[clug] e-Voting: What would you want in a smartphone App?

steve jenkin sjenkin at canb.auug.org.au
Fri Mar 19 23:27:23 MDT 2010

Kim Holburn wrote on 20/03/10 3:19 PM:
> Why do you want e-voting?  Who benefits?

Voters may be able to get through more quickly.
[Seen the lines at the large polling places? Town Hall in Sydney CBD
gets packed.]

The AEC employs fewer staff at large polling stations.

The big payoff of electronic voting (done right) is:
 - speed and
 - accuracy

For the first time, complex Senate votes could actually be fully
counted, not just approximated.

But any automation has to be verifiable and trustworthy/tamper-proof (or
tamper evident).

If the AEC could process all ballots cast within 30 minutes of the polls
closing and be able to be verified and scrutinised as well, then at 31
minutes, the election could be provisionally declared.

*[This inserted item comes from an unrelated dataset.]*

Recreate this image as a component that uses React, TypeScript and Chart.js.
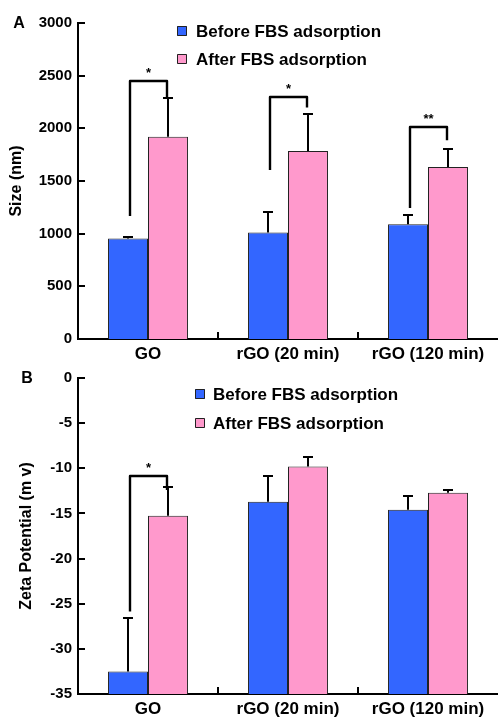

The votes and verification slips could then be shipped to the District
Electoral Office and reprocessed/reverified multiple times - matching
the polling place electronic batches to the real ballots when they
arrive (up to a week later).

The election could be declared very quickly and 'recounts' made redundant.

One of the non-obvious benefits of automating the back-end is detecting
vote-rigging, duplicate votes and other 'little problems'.
[But once detected, what do you do???]

Who benefits?
- The AEC: cheaper, faster, more accurate
- the pollies and small parties: perfect Senate counting, no 'recounts'.
- for elections where there can be 'count backs' when someone has to be
replaced (resigns/dies/imprisoned/...) - like ACT 'Hare/Clark' - it
becomes a trivial matter to select the next person elected.

Who loses?
- All those political pundits and TV programs that blather on endlessly...

> The only real practical reason I can think of is for disabled people who
> want to be able to vote without help.

Yes, a real benefit.

At the first trials, IIRC, it was the very first time that blind people
were able to cast a real secret ballot (the units did audio too?)

> I remember that evoting machines were outlawed in Holland only a year or
> two ago because people could detect electronically from a distance what
> was on the LCD screens (à la TEMPEST) and work out what people had
> voted.  There are a lot of potential catches.

Yes. thanks for the suggestion.

> Who owns the phone, who has the phone in their possession? 
> Can you prove it?

I can't see how or why that matters if the smartphone is only a vehicle
to print a ballot paper, not the means of lodging a ballot...

>  Then there is the issue of all the different phones and
> OSes. 

> Perhaps only iPhone users should vote?  I don't think so.

Ummm. Not what I'm suggesting...

>  If it were all electronic, can anyone work out what you voted?

Again, *not* suggesting 'magic invisible internet' solution.
But a faster way to get an anonymous printed ballot paper in the hands
of voters,
and as a by-product, allow for back-end automation which would produce
significant benefits in any voting system.

> TL;DR: why would you possibly want to vote in your phone?

Because it's there...
I can fill in my vote while standing in-line or in the car beforehand.